→ WHAT THE TASK REQUIRES
Begin with the line containing "Reproduce this chart with Altair." and end with the line containing "labelOffset=13, columnPadding=33, labelLimit=300)". Give those lines again exactly, leaving out the images.

→ PROVIDED DATA

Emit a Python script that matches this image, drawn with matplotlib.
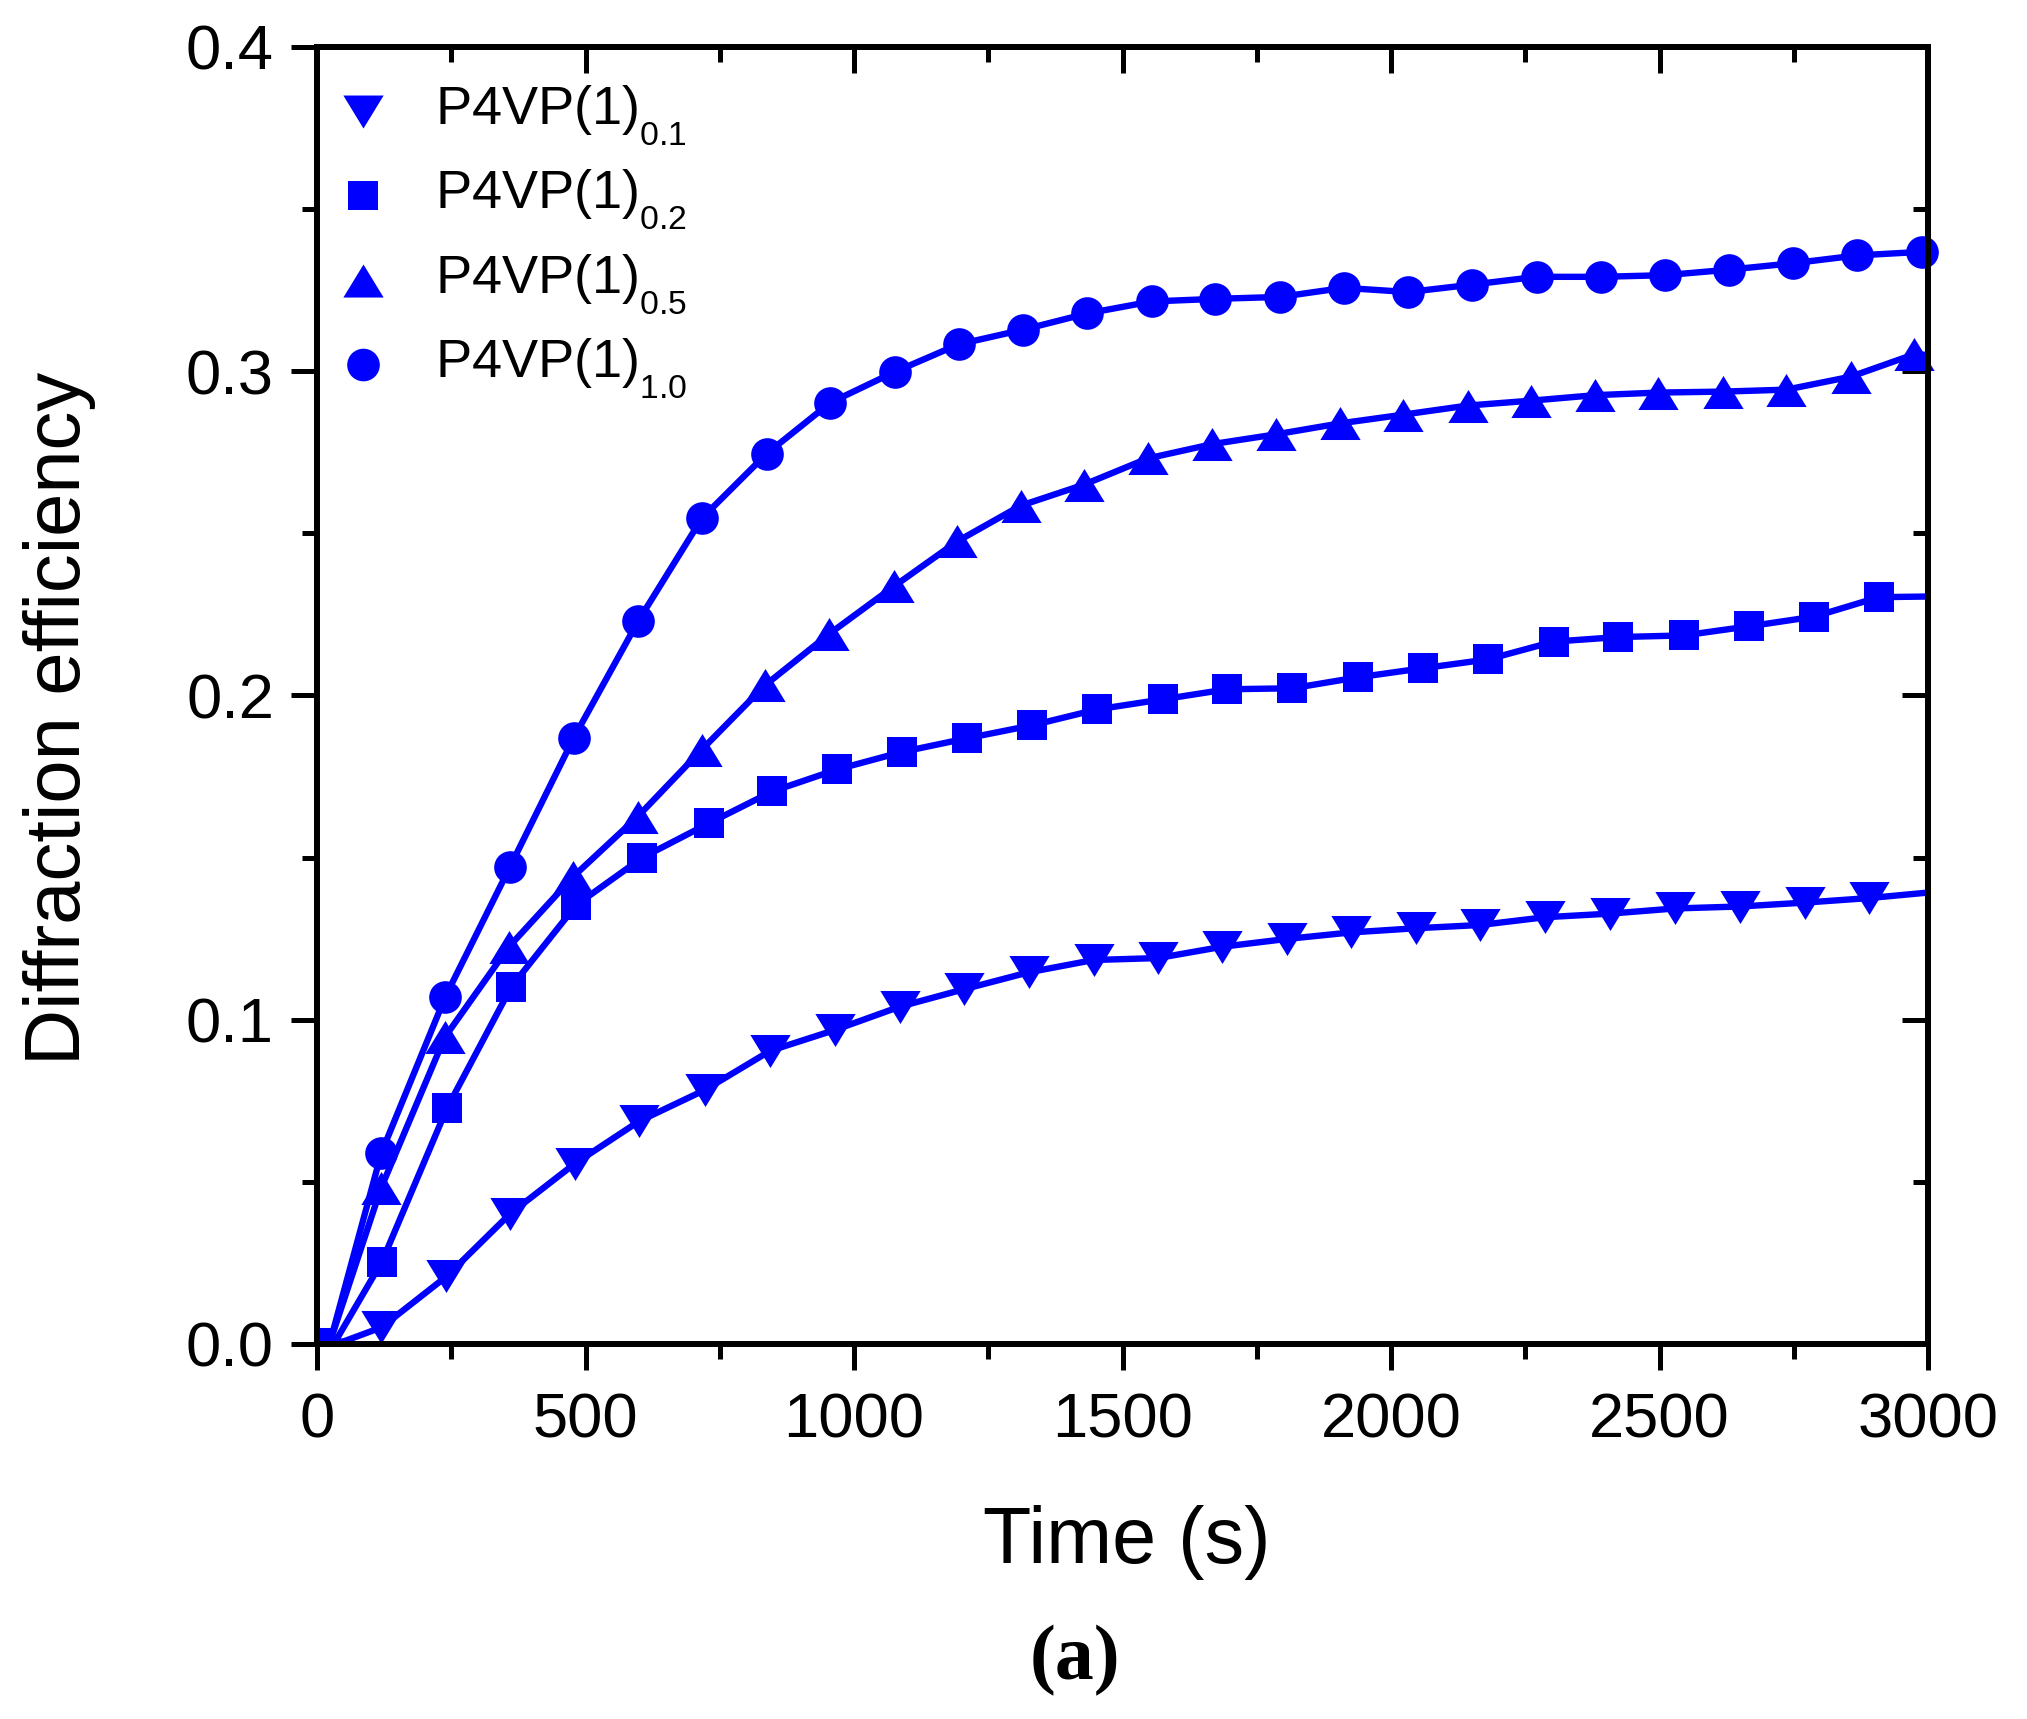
---
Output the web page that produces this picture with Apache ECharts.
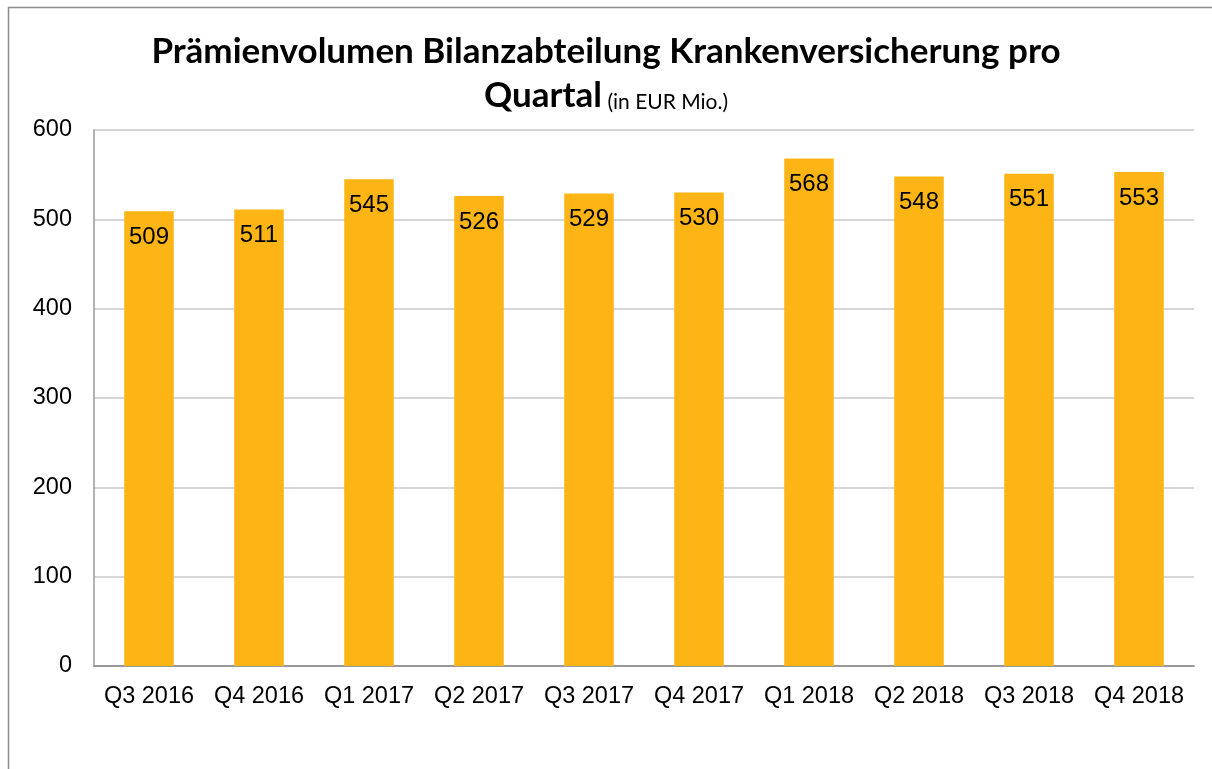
==
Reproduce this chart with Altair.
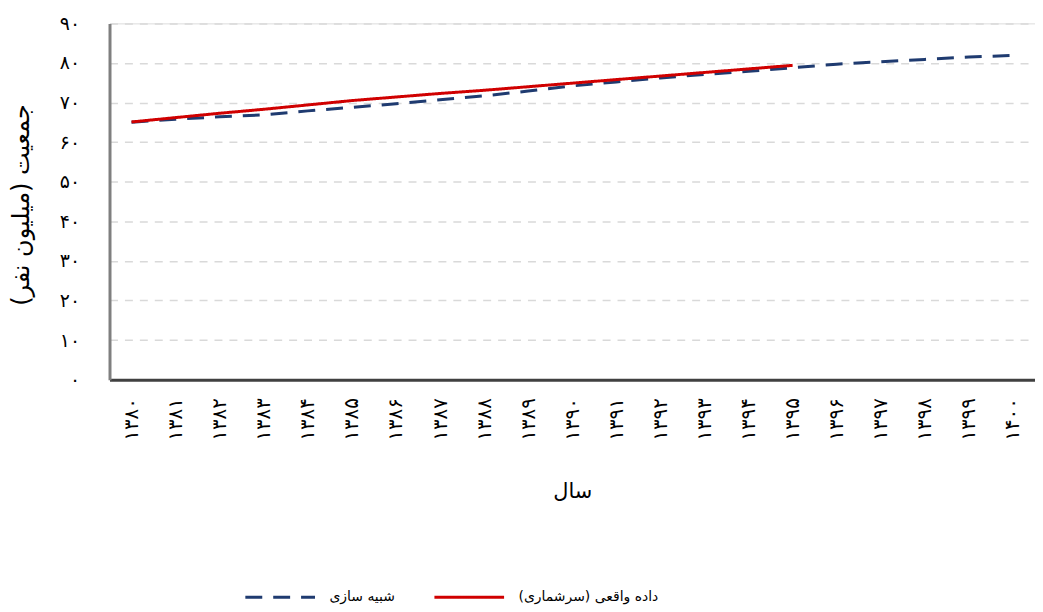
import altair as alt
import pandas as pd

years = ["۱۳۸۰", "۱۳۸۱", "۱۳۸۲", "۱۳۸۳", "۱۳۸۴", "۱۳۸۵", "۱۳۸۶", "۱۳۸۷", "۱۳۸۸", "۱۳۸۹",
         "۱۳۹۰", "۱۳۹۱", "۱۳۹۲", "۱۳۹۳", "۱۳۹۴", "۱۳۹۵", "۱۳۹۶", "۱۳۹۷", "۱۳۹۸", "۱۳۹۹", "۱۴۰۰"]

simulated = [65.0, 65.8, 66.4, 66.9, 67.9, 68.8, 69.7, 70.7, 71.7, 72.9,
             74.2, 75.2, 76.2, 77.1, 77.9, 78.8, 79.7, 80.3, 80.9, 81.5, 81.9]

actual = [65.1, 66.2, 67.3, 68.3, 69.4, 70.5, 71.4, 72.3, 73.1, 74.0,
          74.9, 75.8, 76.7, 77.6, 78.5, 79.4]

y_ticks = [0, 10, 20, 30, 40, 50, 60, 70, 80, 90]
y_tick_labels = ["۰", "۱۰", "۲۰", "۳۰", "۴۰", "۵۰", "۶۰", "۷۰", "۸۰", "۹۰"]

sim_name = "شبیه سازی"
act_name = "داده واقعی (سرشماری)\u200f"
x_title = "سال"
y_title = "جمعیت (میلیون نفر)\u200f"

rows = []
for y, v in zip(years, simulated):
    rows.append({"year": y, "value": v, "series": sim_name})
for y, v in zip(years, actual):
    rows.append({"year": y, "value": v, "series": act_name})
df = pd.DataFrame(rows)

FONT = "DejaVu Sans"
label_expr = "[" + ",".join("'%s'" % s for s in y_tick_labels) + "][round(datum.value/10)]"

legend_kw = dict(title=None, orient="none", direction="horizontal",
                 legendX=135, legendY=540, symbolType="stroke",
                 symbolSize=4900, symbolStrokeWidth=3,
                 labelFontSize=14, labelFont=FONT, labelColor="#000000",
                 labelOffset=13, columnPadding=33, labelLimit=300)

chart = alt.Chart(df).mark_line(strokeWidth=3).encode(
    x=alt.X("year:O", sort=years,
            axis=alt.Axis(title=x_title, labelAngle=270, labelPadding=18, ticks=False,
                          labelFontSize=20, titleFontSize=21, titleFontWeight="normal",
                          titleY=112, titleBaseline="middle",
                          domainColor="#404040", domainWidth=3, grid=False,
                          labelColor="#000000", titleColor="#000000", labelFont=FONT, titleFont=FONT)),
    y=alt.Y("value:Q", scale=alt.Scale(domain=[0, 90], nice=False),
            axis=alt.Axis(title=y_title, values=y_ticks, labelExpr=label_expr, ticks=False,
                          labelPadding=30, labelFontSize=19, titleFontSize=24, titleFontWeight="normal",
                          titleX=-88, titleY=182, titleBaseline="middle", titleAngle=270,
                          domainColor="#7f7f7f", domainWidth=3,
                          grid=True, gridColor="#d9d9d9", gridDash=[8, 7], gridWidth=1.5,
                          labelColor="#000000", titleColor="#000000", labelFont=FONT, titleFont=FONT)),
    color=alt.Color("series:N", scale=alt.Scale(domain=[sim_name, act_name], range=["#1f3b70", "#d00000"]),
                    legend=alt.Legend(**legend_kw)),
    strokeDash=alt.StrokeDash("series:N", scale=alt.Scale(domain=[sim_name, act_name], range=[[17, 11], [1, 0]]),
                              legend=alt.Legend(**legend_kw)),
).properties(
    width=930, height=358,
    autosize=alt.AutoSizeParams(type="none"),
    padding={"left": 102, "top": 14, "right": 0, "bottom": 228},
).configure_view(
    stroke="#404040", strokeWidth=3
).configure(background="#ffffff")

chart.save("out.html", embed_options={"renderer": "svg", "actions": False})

→ RESULT FOR THIS EXERCISE
Reproduce this chart with Altair.
import altair as alt
import pandas as pd

years = ["۱۳۸۰", "۱۳۸۱", "۱۳۸۲", "۱۳۸۳", "۱۳۸۴", "۱۳۸۵", "۱۳۸۶", "۱۳۸۷", "۱۳۸۸", "۱۳۸۹",
         "۱۳۹۰", "۱۳۹۱", "۱۳۹۲", "۱۳۹۳", "۱۳۹۴", "۱۳۹۵", "۱۳۹۶", "۱۳۹۷", "۱۳۹۸", "۱۳۹۹", "۱۴۰۰"]

simulated = [65.0, 65.8, 66.4, 66.9, 67.9, 68.8, 69.7, 70.7, 71.7, 72.9,
             74.2, 75.2, 76.2, 77.1, 77.9, 78.8, 79.7, 80.3, 80.9, 81.5, 81.9]

actual = [65.1, 66.2, 67.3, 68.3, 69.4, 70.5, 71.4, 72.3, 73.1, 74.0,
          74.9, 75.8, 76.7, 77.6, 78.5, 79.4]

y_ticks = [0, 10, 20, 30, 40, 50, 60, 70, 80, 90]
y_tick_labels = ["۰", "۱۰", "۲۰", "۳۰", "۴۰", "۵۰", "۶۰", "۷۰", "۸۰", "۹۰"]

sim_name = "شبیه سازی"
act_name = "داده واقعی (سرشماری)\u200f"
x_title = "سال"
y_title = "جمعیت (میلیون نفر)\u200f"

rows = []
for y, v in zip(years, simulated):
    rows.append({"year": y, "value": v, "series": sim_name})
for y, v in zip(years, actual):
    rows.append({"year": y, "value": v, "series": act_name})
df = pd.DataFrame(rows)

FONT = "DejaVu Sans"
label_expr = "[" + ",".join("'%s'" % s for s in y_tick_labels) + "][round(datum.value/10)]"

legend_kw = dict(title=None, orient="none", direction="horizontal",
                 legendX=135, legendY=540, symbolType="stroke",
                 symbolSize=4900, symbolStrokeWidth=3,
                 labelFontSize=14, labelFont=FONT, labelColor="#000000",
                 labelOffset=13, columnPadding=33, labelLimit=300)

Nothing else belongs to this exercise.